Because beneath all of this runs a deeper argument that rarely gets named plainly: who belongs here.

One side begins with sovereignty, borders, and legal membership. Another begins with lived presence, neighbors, and obligation. These are not arguments on the same axis, which is why they slide past each other and harden into slogans. Once belonging is tested through confrontation rather than deliberation, the question stops being philosophical and becomes physical: who can stand where, who can demand compliance, who is authorized to use force, and whose body absorbs the consequences when theory meets practice.

This is where escalation becomes most dangerous.

Both protesters and law enforcement are incentivized to “put your body on the line” as proof of sincerity. But the consequences are not symmetric. One side brings bodies; the other brings bodies plus guns, legal insulation, and time. Typically, the side with more guns produces more corpses for the other—not because anyone wants that outcome, but because the system is structured to survive escalation.

Does this mean heat is always wrong?

No. Pressure sometimes exposes abuses that would otherwise remain hidden. Outrage can force attention where polite process fails. From inside the fire, calls for restraint can sound indistinguishable from abandonment. It would be dishonest to deny that.

But it is also dishonest to pretend that everything meaningful must burn.

Even wet kindling can be dried out if you work at it long enough. Almost any claim can be stripped of nuance and made flammable. The question isn’t whether it can burn—it’s why we are so determined to make everything combustible.

Choosing not to decide is still a choice. And it is a privileged one. Standing outside the membranes—refusing to amplify, to sloganize, to convert every artifact into proof—depends on distance, safety, and margin. That doesn’t make the stance pure or universal. It just makes it explicit.

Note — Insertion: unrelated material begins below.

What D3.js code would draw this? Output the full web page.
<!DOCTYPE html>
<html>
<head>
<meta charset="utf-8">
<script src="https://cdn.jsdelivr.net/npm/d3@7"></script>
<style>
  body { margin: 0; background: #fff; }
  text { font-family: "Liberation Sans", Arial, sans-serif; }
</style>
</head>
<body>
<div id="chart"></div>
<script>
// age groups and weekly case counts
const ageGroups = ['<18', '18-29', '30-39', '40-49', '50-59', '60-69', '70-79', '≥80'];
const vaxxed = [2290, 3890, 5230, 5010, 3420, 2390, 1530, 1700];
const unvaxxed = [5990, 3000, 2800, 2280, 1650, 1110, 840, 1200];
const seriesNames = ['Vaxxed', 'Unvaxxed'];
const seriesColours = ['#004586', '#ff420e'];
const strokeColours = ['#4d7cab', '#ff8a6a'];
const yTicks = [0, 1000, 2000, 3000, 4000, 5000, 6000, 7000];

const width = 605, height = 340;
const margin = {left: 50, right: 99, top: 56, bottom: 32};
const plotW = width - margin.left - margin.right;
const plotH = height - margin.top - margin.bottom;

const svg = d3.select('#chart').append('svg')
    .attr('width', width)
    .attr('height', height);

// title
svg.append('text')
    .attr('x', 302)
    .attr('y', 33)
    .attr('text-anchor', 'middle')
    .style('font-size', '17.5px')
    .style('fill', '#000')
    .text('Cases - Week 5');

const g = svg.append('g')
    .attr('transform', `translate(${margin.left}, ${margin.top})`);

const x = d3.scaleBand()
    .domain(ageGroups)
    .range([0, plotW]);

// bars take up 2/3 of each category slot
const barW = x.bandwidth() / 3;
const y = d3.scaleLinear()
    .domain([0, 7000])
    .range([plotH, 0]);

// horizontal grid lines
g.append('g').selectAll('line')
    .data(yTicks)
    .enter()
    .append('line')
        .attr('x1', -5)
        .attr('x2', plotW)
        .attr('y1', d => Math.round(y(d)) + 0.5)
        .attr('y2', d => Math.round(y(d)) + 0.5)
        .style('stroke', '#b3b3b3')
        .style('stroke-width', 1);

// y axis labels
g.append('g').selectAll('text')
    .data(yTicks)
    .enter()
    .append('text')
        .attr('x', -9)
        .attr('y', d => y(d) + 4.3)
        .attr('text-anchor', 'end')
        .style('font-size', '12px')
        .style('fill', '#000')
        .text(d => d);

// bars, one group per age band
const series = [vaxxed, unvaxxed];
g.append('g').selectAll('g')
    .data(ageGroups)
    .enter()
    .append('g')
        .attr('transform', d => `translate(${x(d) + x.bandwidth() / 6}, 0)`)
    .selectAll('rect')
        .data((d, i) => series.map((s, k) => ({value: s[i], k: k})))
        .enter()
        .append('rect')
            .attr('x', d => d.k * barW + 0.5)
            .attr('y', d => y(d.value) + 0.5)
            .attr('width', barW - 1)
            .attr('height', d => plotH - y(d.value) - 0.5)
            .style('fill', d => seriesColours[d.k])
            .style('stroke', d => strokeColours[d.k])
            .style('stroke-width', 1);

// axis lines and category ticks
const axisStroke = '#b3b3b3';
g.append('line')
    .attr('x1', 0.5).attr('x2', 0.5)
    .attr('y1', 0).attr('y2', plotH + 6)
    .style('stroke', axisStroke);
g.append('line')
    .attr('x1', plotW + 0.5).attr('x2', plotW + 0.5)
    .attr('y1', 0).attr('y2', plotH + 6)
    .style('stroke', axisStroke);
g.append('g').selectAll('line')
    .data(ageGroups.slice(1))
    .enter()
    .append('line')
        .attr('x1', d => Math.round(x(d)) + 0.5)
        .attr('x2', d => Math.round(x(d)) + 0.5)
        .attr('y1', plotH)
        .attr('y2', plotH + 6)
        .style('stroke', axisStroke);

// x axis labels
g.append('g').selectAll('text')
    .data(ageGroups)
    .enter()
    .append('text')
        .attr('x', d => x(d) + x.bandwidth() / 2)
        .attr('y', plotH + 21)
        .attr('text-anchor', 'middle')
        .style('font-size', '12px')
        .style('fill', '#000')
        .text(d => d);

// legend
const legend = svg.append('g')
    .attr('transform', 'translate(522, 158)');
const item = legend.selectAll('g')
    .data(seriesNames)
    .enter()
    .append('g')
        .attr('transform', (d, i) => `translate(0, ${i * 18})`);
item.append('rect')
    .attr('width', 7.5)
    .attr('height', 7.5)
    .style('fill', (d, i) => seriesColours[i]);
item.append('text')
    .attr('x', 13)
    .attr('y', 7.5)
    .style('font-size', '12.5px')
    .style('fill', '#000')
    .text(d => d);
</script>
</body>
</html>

This is not an argument for disengagement. It is an argument for noticing what the system rewards and what it rejects.

Soggy kindling doesn’t stop fires.
It doesn’t save anyone in the clarity-starved moment.

But it remembers what burning costs.
It absorbs heat instead of multiplying it.
It enriches the ground rather than lighting the sky.

In a world that insists every truth prove itself in flame, refusing to dry the wood is a small, stubborn act of clarity.


Author’s Note

This essay is not an attempt to determine guilt, justify force, or arbitrate truth from video fragments. Others are better positioned—and more motivated—to do that work.

The Grey Ledger Society sits outside those lanes by design. We are not seeking influence, mobilization, or moral clarity on demand. We document how systems behave under pressure, what kinds of claims circulate easily, and which ones reliably fail to travel.

That posture carries its own bias. Distance is a form of privilege. Choosing not to decide immediately is itself a choice, and one not available to everyone. We acknowledge that plainly.

We also acknowledge that explanation can sound like excuse, and restraint can sound like abandonment—especially to those closest to harm. Nothing here is meant to minimize suffering, nor to suggest that outrage is illegitimate. Pressure has revealed real abuses in the past, and sometimes still does.

What concerns us is how quickly human beings are converted into narrative assets—how identity replaces inquiry, how biography substitutes for design critique, and how escalation is rewarded while ambiguity is treated as weakness.

If this essay frustrates you by refusing to land cleanly on a side, that is not an accident. It reflects a belief that some questions matter precisely because they resist sloganization, and that clarity pursued at all costs can itself become a kind of violence.

This is a record of thinking in public, not a call to action.
A search for pattern, not permission.
Wet kindling, left deliberately damp.